------ Dataset excerpts ------
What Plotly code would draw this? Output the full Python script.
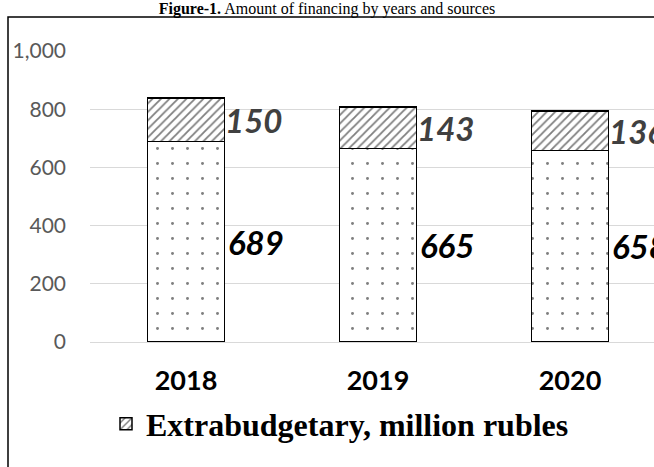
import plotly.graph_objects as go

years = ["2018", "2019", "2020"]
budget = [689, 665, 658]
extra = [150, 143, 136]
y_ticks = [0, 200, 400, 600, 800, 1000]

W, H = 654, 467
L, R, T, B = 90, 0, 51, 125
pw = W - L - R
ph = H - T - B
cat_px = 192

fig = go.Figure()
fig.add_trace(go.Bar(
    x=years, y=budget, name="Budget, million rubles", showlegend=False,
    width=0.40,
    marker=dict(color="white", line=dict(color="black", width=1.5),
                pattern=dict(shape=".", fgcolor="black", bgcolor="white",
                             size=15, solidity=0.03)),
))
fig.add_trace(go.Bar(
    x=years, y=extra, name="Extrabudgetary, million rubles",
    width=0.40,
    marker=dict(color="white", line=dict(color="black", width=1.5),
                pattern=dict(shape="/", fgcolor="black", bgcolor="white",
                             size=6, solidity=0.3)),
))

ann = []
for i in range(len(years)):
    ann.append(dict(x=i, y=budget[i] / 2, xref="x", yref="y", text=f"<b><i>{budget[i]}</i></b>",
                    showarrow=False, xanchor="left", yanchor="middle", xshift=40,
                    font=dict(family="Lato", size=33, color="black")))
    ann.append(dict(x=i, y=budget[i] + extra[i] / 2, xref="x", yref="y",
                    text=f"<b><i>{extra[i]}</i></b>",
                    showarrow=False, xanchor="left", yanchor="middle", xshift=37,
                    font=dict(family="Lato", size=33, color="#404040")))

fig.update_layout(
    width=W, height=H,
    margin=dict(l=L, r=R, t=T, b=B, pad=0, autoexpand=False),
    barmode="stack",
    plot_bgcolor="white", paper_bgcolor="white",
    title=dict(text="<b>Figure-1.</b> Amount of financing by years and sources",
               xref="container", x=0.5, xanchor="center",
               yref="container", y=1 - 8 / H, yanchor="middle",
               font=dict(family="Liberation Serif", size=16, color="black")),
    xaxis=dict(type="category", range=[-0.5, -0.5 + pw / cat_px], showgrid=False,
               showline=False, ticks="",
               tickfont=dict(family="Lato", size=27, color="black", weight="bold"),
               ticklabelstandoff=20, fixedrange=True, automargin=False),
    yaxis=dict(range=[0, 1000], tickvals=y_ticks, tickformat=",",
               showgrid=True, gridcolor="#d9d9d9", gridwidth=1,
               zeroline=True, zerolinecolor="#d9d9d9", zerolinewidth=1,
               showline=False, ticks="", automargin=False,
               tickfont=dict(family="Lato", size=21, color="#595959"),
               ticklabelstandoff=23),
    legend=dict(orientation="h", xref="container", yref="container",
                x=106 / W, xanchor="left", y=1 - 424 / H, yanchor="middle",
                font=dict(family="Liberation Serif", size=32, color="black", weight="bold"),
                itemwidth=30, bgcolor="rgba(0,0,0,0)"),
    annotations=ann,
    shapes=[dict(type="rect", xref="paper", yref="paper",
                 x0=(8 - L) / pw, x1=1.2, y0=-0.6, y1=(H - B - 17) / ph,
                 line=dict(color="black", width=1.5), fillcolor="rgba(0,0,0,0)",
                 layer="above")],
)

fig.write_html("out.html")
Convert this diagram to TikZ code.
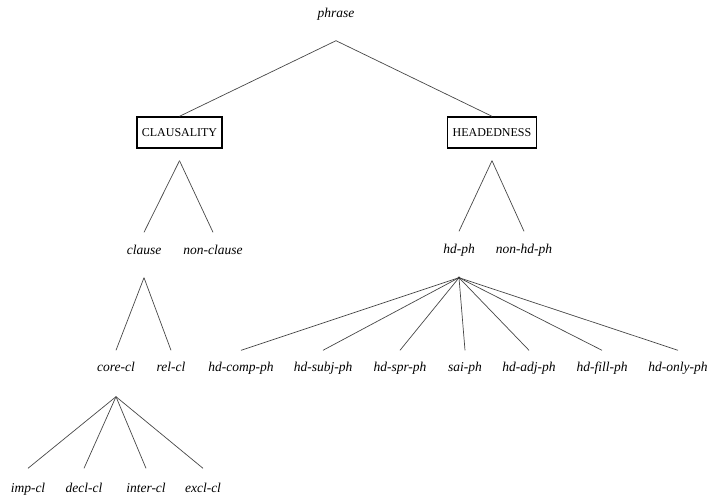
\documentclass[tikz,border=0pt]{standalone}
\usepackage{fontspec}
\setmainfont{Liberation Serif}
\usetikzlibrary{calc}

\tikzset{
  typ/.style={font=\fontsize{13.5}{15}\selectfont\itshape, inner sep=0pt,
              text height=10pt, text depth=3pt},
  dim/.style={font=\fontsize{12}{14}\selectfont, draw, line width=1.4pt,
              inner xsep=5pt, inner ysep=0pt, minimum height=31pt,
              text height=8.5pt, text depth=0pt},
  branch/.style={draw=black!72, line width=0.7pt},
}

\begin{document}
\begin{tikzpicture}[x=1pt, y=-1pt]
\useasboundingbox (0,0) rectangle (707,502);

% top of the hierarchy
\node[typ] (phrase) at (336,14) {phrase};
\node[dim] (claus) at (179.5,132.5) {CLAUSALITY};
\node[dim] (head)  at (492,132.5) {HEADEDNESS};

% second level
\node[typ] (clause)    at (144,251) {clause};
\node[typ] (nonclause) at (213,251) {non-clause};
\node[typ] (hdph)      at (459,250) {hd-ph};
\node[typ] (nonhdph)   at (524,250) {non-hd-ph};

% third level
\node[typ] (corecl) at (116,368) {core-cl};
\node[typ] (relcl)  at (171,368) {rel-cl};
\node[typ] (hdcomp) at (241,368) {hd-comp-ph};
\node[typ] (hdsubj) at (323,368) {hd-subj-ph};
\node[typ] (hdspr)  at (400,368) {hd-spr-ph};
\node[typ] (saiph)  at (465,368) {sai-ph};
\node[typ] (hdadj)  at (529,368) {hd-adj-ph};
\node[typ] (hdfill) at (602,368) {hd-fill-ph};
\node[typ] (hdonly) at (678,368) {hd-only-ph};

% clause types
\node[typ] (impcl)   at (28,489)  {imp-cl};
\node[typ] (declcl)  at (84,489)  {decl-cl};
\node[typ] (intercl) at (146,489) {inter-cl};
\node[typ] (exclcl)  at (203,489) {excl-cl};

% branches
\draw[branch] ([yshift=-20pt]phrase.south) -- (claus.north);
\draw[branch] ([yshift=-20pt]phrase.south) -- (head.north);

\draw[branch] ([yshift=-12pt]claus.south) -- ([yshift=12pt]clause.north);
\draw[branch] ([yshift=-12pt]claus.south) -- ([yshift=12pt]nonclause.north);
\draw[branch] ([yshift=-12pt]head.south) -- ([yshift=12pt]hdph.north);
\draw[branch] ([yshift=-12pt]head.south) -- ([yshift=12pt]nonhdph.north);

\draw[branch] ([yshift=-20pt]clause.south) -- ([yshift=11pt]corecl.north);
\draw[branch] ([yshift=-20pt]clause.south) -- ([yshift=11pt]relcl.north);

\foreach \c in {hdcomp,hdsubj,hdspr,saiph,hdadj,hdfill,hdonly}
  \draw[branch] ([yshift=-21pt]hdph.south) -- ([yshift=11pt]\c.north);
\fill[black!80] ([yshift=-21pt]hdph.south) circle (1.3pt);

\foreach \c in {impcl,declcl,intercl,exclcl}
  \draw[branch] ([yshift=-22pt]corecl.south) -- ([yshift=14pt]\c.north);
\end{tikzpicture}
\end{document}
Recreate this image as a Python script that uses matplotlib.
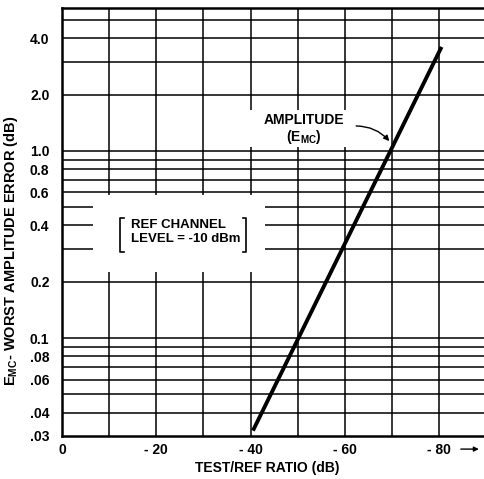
------
Description of the task: Leave out the pictures and output the rest of the material exactly as written.

Correct result:
What Plotly code would draw this? Output the full Python script.
import plotly.graph_objects as go

years = ["2018", "2019", "2020"]
budget = [689, 665, 658]
extra = [150, 143, 136]
y_ticks = [0, 200, 400, 600, 800, 1000]

W, H = 654, 467
L, R, T, B = 90, 0, 51, 125
pw = W - L - R
ph = H - T - B
cat_px = 192

fig = go.Figure()
fig.add_trace(go.Bar(
    x=years, y=budget, name="Budget, million rubles", showlegend=False,
    width=0.40,
    marker=dict(color="white", line=dict(color="black", width=1.5),
                pattern=dict(shape=".", fgcolor="black", bgcolor="white",
                             size=15, solidity=0.03)),
))
fig.add_trace(go.Bar(
    x=years, y=extra, name="Extrabudgetary, million rubles",
    width=0.40,
    marker=dict(color="white", line=dict(color="black", width=1.5),
                pattern=dict(shape="/", fgcolor="black", bgcolor="white",
                             size=6, solidity=0.3)),
))

ann = []
for i in range(len(years)):
    ann.append(dict(x=i, y=budget[i] / 2, xref="x", yref="y", text=f"<b><i>{budget[i]}</i></b>",
                    showarrow=False, xanchor="left", yanchor="middle", xshift=40,
                    font=dict(family="Lato", size=33, color="black")))
    ann.append(dict(x=i, y=budget[i] + extra[i] / 2, xref="x", yref="y",
                    text=f"<b><i>{extra[i]}</i></b>",
                    showarrow=False, xanchor="left", yanchor="middle", xshift=37,
                    font=dict(family="Lato", size=33, color="#404040")))

fig.update_layout(
    width=W, height=H,
    margin=dict(l=L, r=R, t=T, b=B, pad=0, autoexpand=False),
    barmode="stack",
    plot_bgcolor="white", paper_bgcolor="white",
    title=dict(text="<b>Figure-1.</b> Amount of financing by years and sources",
               xref="container", x=0.5, xanchor="center",
               yref="container", y=1 - 8 / H, yanchor="middle",
               font=dict(family="Liberation Serif", size=16, color="black")),
    xaxis=dict(type="category", range=[-0.5, -0.5 + pw / cat_px], showgrid=False,
               showline=False, ticks="",
               tickfont=dict(family="Lato", size=27, color="black", weight="bold"),
               ticklabelstandoff=20, fixedrange=True, automargin=False),
    yaxis=dict(range=[0, 1000], tickvals=y_ticks, tickformat=",",
               showgrid=True, gridcolor="#d9d9d9", gridwidth=1,
               zeroline=True, zerolinecolor="#d9d9d9", zerolinewidth=1,
               showline=False, ticks="", automargin=False,
               tickfont=dict(family="Lato", size=21, color="#595959"),
               ticklabelstandoff=23),
    legend=dict(orientation="h", xref="container", yref="container",
                x=106 / W, xanchor="left", y=1 - 424 / H, yanchor="middle",
                font=dict(family="Liberation Serif", size=32, color="black", weight="bold"),
                itemwidth=30, bgcolor="rgba(0,0,0,0)"),
    annotations=ann,
    shapes=[dict(type="rect", xref="paper", yref="paper",
                 x0=(8 - L) / pw, x1=1.2, y0=-0.6, y1=(H - B - 17) / ph,
                 line=dict(color="black", width=1.5), fillcolor="rgba(0,0,0,0)",
                 layer="above")],
)

fig.write_html("out.html")
Convert this diagram to TikZ code.
\documentclass[tikz,border=0pt]{standalone}
\usepackage{fontspec}
\setmainfont{Liberation Serif}
\usetikzlibrary{calc}

\tikzset{
  typ/.style={font=\fontsize{13.5}{15}\selectfont\itshape, inner sep=0pt,
              text height=10pt, text depth=3pt},
  dim/.style={font=\fontsize{12}{14}\selectfont, draw, line width=1.4pt,
              inner xsep=5pt, inner ysep=0pt, minimum height=31pt,
              text height=8.5pt, text depth=0pt},
  branch/.style={draw=black!72, line width=0.7pt},
}

\begin{document}
\begin{tikzpicture}[x=1pt, y=-1pt]
\useasboundingbox (0,0) rectangle (707,502);

% top of the hierarchy
\node[typ] (phrase) at (336,14) {phrase};
\node[dim] (claus) at (179.5,132.5) {CLAUSALITY};
\node[dim] (head)  at (492,132.5) {HEADEDNESS};

% second level
\node[typ] (clause)    at (144,251) {clause};
\node[typ] (nonclause) at (213,251) {non-clause};
\node[typ] (hdph)      at (459,250) {hd-ph};
\node[typ] (nonhdph)   at (524,250) {non-hd-ph};

% third level
\node[typ] (corecl) at (116,368) {core-cl};
\node[typ] (relcl)  at (171,368) {rel-cl};
\node[typ] (hdcomp) at (241,368) {hd-comp-ph};
\node[typ] (hdsubj) at (323,368) {hd-subj-ph};
\node[typ] (hdspr)  at (400,368) {hd-spr-ph};
\node[typ] (saiph)  at (465,368) {sai-ph};
\node[typ] (hdadj)  at (529,368) {hd-adj-ph};
\node[typ] (hdfill) at (602,368) {hd-fill-ph};
\node[typ] (hdonly) at (678,368) {hd-only-ph};

% clause types
\node[typ] (impcl)   at (28,489)  {imp-cl};
\node[typ] (declcl)  at (84,489)  {decl-cl};
\node[typ] (intercl) at (146,489) {inter-cl};
\node[typ] (exclcl)  at (203,489) {excl-cl};

% branches
\draw[branch] ([yshift=-20pt]phrase.south) -- (claus.north);
\draw[branch] ([yshift=-20pt]phrase.south) -- (head.north);

\draw[branch] ([yshift=-12pt]claus.south) -- ([yshift=12pt]clause.north);
\draw[branch] ([yshift=-12pt]claus.south) -- ([yshift=12pt]nonclause.north);
\draw[branch] ([yshift=-12pt]head.south) -- ([yshift=12pt]hdph.north);
\draw[branch] ([yshift=-12pt]head.south) -- ([yshift=12pt]nonhdph.north);

\draw[branch] ([yshift=-20pt]clause.south) -- ([yshift=11pt]corecl.north);
\draw[branch] ([yshift=-20pt]clause.south) -- ([yshift=11pt]relcl.north);

\foreach \c in {hdcomp,hdsubj,hdspr,saiph,hdadj,hdfill,hdonly}
  \draw[branch] ([yshift=-21pt]hdph.south) -- ([yshift=11pt]\c.north);
\fill[black!80] ([yshift=-21pt]hdph.south) circle (1.3pt);

\foreach \c in {impcl,declcl,intercl,exclcl}
  \draw[branch] ([yshift=-22pt]corecl.south) -- ([yshift=14pt]\c.north);
\end{tikzpicture}
\end{document}
Recreate this image as a Python script that uses matplotlib.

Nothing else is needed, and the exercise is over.